FULL MOON IN THE DAYTIME
9 December - 15 January
Opening Reception 9 December, 7-10pm
Closing Reception 15 January, 5-8pm
R/SF projects is thrilled to announce Full Moon in the Daytime, a solo show by San Francisco-based artist Tyler Eash. The exhibition will open with a reception December 9, 7-10pm at the gallery’s recently opened brick and mortar at 1050 Larkin Street. The show will remain on view through January 15, with open hours posted to the gallery’s website. The gallery will also hold a conversational roundtable and closing reception January 15, 5-8pm.
The symbol of the empty vessel has often signified both the capacity for plenitude and a waiting to be filled—a quintessential yin and yang fraught with tension yet predicated upon balance.

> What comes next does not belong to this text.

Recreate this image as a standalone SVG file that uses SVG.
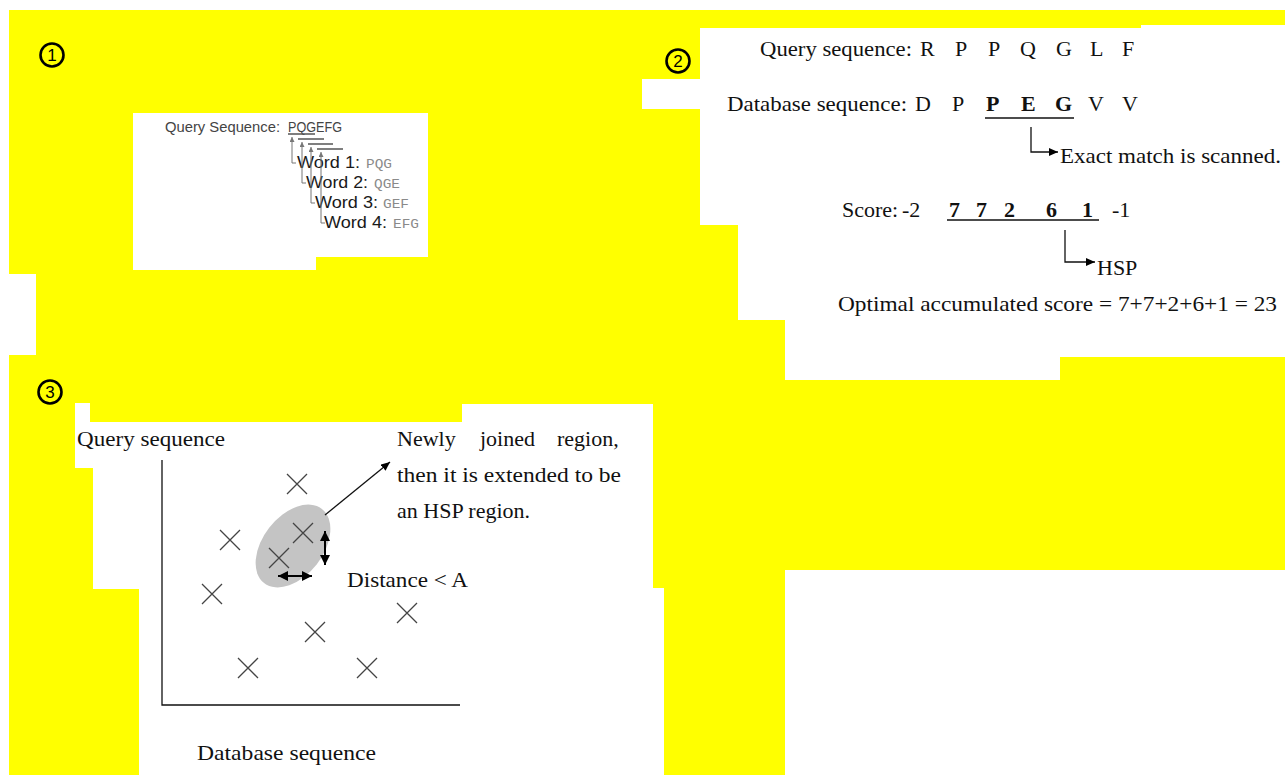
<svg xmlns="http://www.w3.org/2000/svg" width="1285" height="775" viewBox="0 0 1285 775">
<style>
.y{fill:#ffff00}
.w{fill:#ffffff}
.sans{font-family:"Liberation Sans",Arial,sans-serif}
.serif{font-family:"Liberation Serif","Times New Roman",serif;fill:#111}
.mono{font-family:"Liberation Mono","Courier New",monospace;fill:#8a8a8a}
.num{font-family:"Liberation Sans",Arial,sans-serif;font-size:17px;fill:#000;text-anchor:middle}
.ring{fill:none;stroke:#000;stroke-width:2.6}
.ln{stroke:#111;stroke-width:1.3;fill:none}
.gl{stroke:#555;stroke-width:1.6;fill:none}
.gv{stroke:#777;stroke-width:1;fill:none}
.x{stroke:#444;stroke-width:1.3;fill:none}
.da{stroke:#000;stroke-width:2;fill:none}
</style>
<defs>
<marker id="ah" markerUnits="userSpaceOnUse" markerWidth="9" markerHeight="8" refX="9" refY="4" orient="auto"><path d="M0,0 L9,4 L0,8 z" fill="#000"/></marker>
<marker id="ab" markerUnits="userSpaceOnUse" markerWidth="10" markerHeight="10" refX="10" refY="5" orient="auto-start-reverse"><path d="M0,0 L10,5 L0,10 z" fill="#000"/></marker>
<marker id="as" markerUnits="userSpaceOnUse" markerWidth="5" markerHeight="5" refX="5" refY="2.5" orient="auto"><path d="M0,0 L5,2.5 L0,5 z" fill="#777"/></marker>
</defs>

<g id="background">
<rect class="y" x="9" y="10" width="1276" height="765"/>
<rect class="w" x="9" y="274" width="27" height="81"/>
<rect class="w" x="133" y="113" width="183" height="157"/>
<rect class="w" x="316" y="113" width="112" height="144"/>
<rect class="w" x="700" y="28" width="585" height="197"/>
<rect class="w" x="1141" y="25" width="144" height="4"/>
<rect class="w" x="738" y="224" width="547" height="96"/>
<rect class="w" x="785" y="319" width="500" height="38"/>
<rect class="w" x="785" y="356" width="275" height="24"/>
<rect class="w" x="642" y="79" width="59" height="30"/>
<rect class="w" x="75" y="403" width="15" height="20"/>
<rect class="w" x="462" y="404" width="191" height="19"/>
<rect class="w" x="75" y="422" width="578" height="46"/>
<rect class="w" x="93" y="467" width="560" height="122"/>
<rect class="w" x="139" y="588" width="525" height="187"/>
<rect class="w" x="785" y="570" width="500" height="205"/>
</g>

<g id="block1">
<circle class="ring" cx="52" cy="55" r="11.5"/>
<text class="num" x="52" y="61">1</text>
<text class="sans" x="165" y="132" font-size="14" fill="#444" textLength="115" lengthAdjust="spacingAndGlyphs">Query Sequence:</text>
<text class="sans" x="288" y="132" font-size="14" fill="#444" textLength="54" lengthAdjust="spacingAndGlyphs">PQGEFG</text>
<g id="word1"><text class="sans" x="297" y="168" font-size="16" fill="#1a1a1a" textLength="63" lengthAdjust="spacingAndGlyphs">Word 1:</text><text class="mono" x="366" y="168" font-size="13" textLength="26" lengthAdjust="spacingAndGlyphs">PQG</text></g>
<g id="word2"><text class="sans" x="306" y="188" font-size="16" fill="#1a1a1a" textLength="62" lengthAdjust="spacingAndGlyphs">Word 2:</text><text class="mono" x="374" y="188" font-size="13" textLength="26" lengthAdjust="spacingAndGlyphs">QGE</text></g>
<g id="word3"><text class="sans" x="315" y="208" font-size="16" fill="#1a1a1a" textLength="63" lengthAdjust="spacingAndGlyphs">Word 3:</text><text class="mono" x="383" y="208" font-size="13" textLength="26" lengthAdjust="spacingAndGlyphs">GEF</text></g>
<g id="word4"><text class="sans" x="324" y="228" font-size="16" fill="#1a1a1a" textLength="63" lengthAdjust="spacingAndGlyphs">Word 4:</text><text class="mono" x="393" y="228" font-size="13" textLength="26" lengthAdjust="spacingAndGlyphs">EFG</text></g>
</g>

<g id="block2">
<circle class="ring" cx="678" cy="61" r="11.5"/>
<text class="num" x="678" y="67">2</text>
<text class="serif" y="56" font-size="22"><tspan x="760" textLength="152" lengthAdjust="spacingAndGlyphs">Query sequence:</tspan><tspan x="920">R</tspan><tspan x="955">P</tspan><tspan x="988">P</tspan><tspan x="1020">Q</tspan><tspan x="1056">G</tspan><tspan x="1090">L</tspan><tspan x="1122">F</tspan></text>
<text class="serif" y="111" font-size="22"><tspan x="727" textLength="180" lengthAdjust="spacingAndGlyphs">Database sequence:</tspan><tspan x="915">D</tspan><tspan x="952">P</tspan><tspan x="986" font-weight="bold">P</tspan><tspan x="1021" font-weight="bold">E</tspan><tspan x="1055" font-weight="bold">G</tspan><tspan x="1088">V</tspan><tspan x="1122">V</tspan></text>
<text class="serif" x="1060" y="163" font-size="22" textLength="221" lengthAdjust="spacingAndGlyphs">Exact match is scanned.</text>
<text class="serif" y="217" font-size="22"><tspan x="842">Score:</tspan><tspan x="902">-2</tspan><tspan x="949" font-weight="bold">7</tspan><tspan x="976" font-weight="bold">7</tspan><tspan x="1004" font-weight="bold">2</tspan><tspan x="1046" font-weight="bold">6</tspan><tspan x="1082" font-weight="bold">1</tspan><tspan x="1112">-1</tspan></text>
<text class="serif" x="1097" y="275" font-size="22">HSP</text>
<text class="serif" x="838" y="311" font-size="22" textLength="439" lengthAdjust="spacingAndGlyphs">Optimal accumulated score = 7+7+2+6+1 = 23</text>
</g>

<g id="block3">
<circle class="ring" cx="50" cy="392" r="11.5"/>
<text class="num" x="50" y="398">3</text>
<text class="serif" x="77" y="446" font-size="22" textLength="148" lengthAdjust="spacingAndGlyphs">Query sequence</text>
<text class="serif" y="446" font-size="22"><tspan x="397">Newly</tspan><tspan x="480">joined</tspan><tspan x="557">region,</tspan></text>
<text class="serif" x="397" y="482" font-size="22" textLength="224" lengthAdjust="spacingAndGlyphs">then it is extended to be</text>
<text class="serif" x="397" y="518" font-size="22">an HSP region.</text>
<text class="serif" x="347" y="587" font-size="22" textLength="121" lengthAdjust="spacingAndGlyphs">Distance &lt; A</text>
<text class="serif" x="197" y="760" font-size="22" textLength="179" lengthAdjust="spacingAndGlyphs">Database sequence</text>
<ellipse cx="293" cy="546" rx="47" ry="30" transform="rotate(-52 293 546)" fill="#c4c4c4"/>
<path class="ln" d="M162,460 V705 H460" stroke-width="1.6"/>
<g id="marks">
<path class="x" d="M287,474 l20,20 M307,474 l-20,20"/>
<path class="x" d="M220,530 l20,20 M240,530 l-20,20"/>
<path class="x" d="M293,523 l20,20 M313,523 l-20,20"/>
<path class="x" d="M269,548 l20,20 M289,548 l-20,20"/>
<path class="x" d="M202,584 l20,20 M222,584 l-20,20"/>
<path class="x" d="M397,603 l20,20 M417,603 l-20,20"/>
<path class="x" d="M305,622 l20,20 M325,622 l-20,20"/>
<path class="x" d="M238,658 l20,20 M258,658 l-20,20"/>
<path class="x" d="M357,658 l20,20 M377,658 l-20,20"/>
</g>
</g>

<g id="connectors">
<path class="gl" d="M288,134 H315 M298,139 H324 M308,144 H333 M317,149 H343"/>
<path class="gv" d="M292,163 V137" marker-end="url(#as)"/><path class="gv" d="M292,163 H296"/>
<path class="gv" d="M302,183 V142" marker-end="url(#as)"/><path class="gv" d="M302,183 H306"/>
<path class="gv" d="M311,203 V147" marker-end="url(#as)"/><path class="gv" d="M311,203 H315"/>
<path class="gv" d="M321,223 V152" marker-end="url(#as)"/><path class="gv" d="M321,223 H325"/>
<path class="ln" d="M985,118 H1074"/>
<path class="ln" d="M1031,127 V152 H1058" marker-end="url(#ah)"/>
<path class="ln" d="M947,220 H1099"/>
<path class="ln" d="M1065,230 V262 H1095" marker-end="url(#ah)"/>
<path class="ln" d="M325,515 L390,462" marker-end="url(#ah)"/>
<path class="da" d="M325,531 V565" marker-start="url(#ab)" marker-end="url(#ab)"/>
<path class="da" d="M278,576 H312" marker-start="url(#ab)" marker-end="url(#ab)"/>
</g>
</svg>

Posing such tropes for dissection and contemplation is at the core of Tyler Eash’s latest body of multimedia works, a microcosm in and of itself which seeks to grapple with the human condition at large. Rife with a certain lightness of being, the works are as earnest as they are pressing—an exercise in art making for a higher power, and a meditation upon the soul.
Eash’s practice has been characterized by a quest to understand the beauty in truth, with early influences of the Arte Povera Movement and the Judson Church Group. Working across the realms of sculpture, painting, architecture, and performance, he has ardently investigated notions of ephemerality and mark-making; In Full Moon in the Daytime, Eash zooms in—continuing to compose as one makes prose, but with a renewed focus on the reality of impermanence, and the frivolity yet universality of the desire to matter. In his explicit choice to work with objects in this exhibition, he embraces their potentiality to inhabit a mediating third space, personify sentiment, and encapsulate action as physical artifact.
Split across the gallery’s two floors, Full Moon in the Daytime first presents a panoply of horizontal floor works in the gallery’s foyer before evolving into an assembly of elevated wall-mounted pieces in the gallery’s mezzanine (the two levels are physically linked via a series of cords live with electrical current). Utilizing a leather jacket, a persian rug, human ashes, copper wire, and a dried rose among his chosen media, Eash simultaneously exemplifies a material wheelhouse and installational restraint—his lyrical contribution to a world of excess. The exhibition also incorporates a number of mirrored works, themselves inherently reflective substances, signifying the impulse for introspection. Myriad items are one half of a pair (an eyelash, a butterfly wing), their presence inherently implying the absence of a counterpart, and among his menagerie of dyads up for consideration seem to be life vs. death, night vs. day, decay vs. growth, and ruin vs. monument. Finally, in Evidence of Subduction (2016), hand-refined serpentinite clay gathered from the site of tectonic subduction serves to embody the experience of outliving another, in this case, the artist’s loss of his older brother, to which this exhibition pays considerable homage.
It is through these pure, poignant forms of expression that Eash effectively unveils the poetic nature of the inevitable arcs of life, delving into the crux of dualism. As he navigates this fundamentally complex territory, an invitation is extended—the ability to live vicariously and to take part in the power of transference, the utter essence of art making.
Tyler Eash is a multi-media artist and architect living and working in San Francisco. Eash studied landscape architecture, choreography, and art at the University of California, Davis and his visual and performance works have exhibited throughout the Bay Area and New York. He was an artist in residence at the Shawl Anderson Dance Center (Berkeley, CA) as well as Safehouse Arts (San Francisco, CA). He is the Founding Curator of the #* Collective and has shown work at Movement Research at Judson Church (New York, NY). Recently his work was selected by Gensler Architects and Philippe Starck for the SLS Hotel collection in Las Vegas and he has contributed work to private collections. This is Eash’s first solo show with the gallery.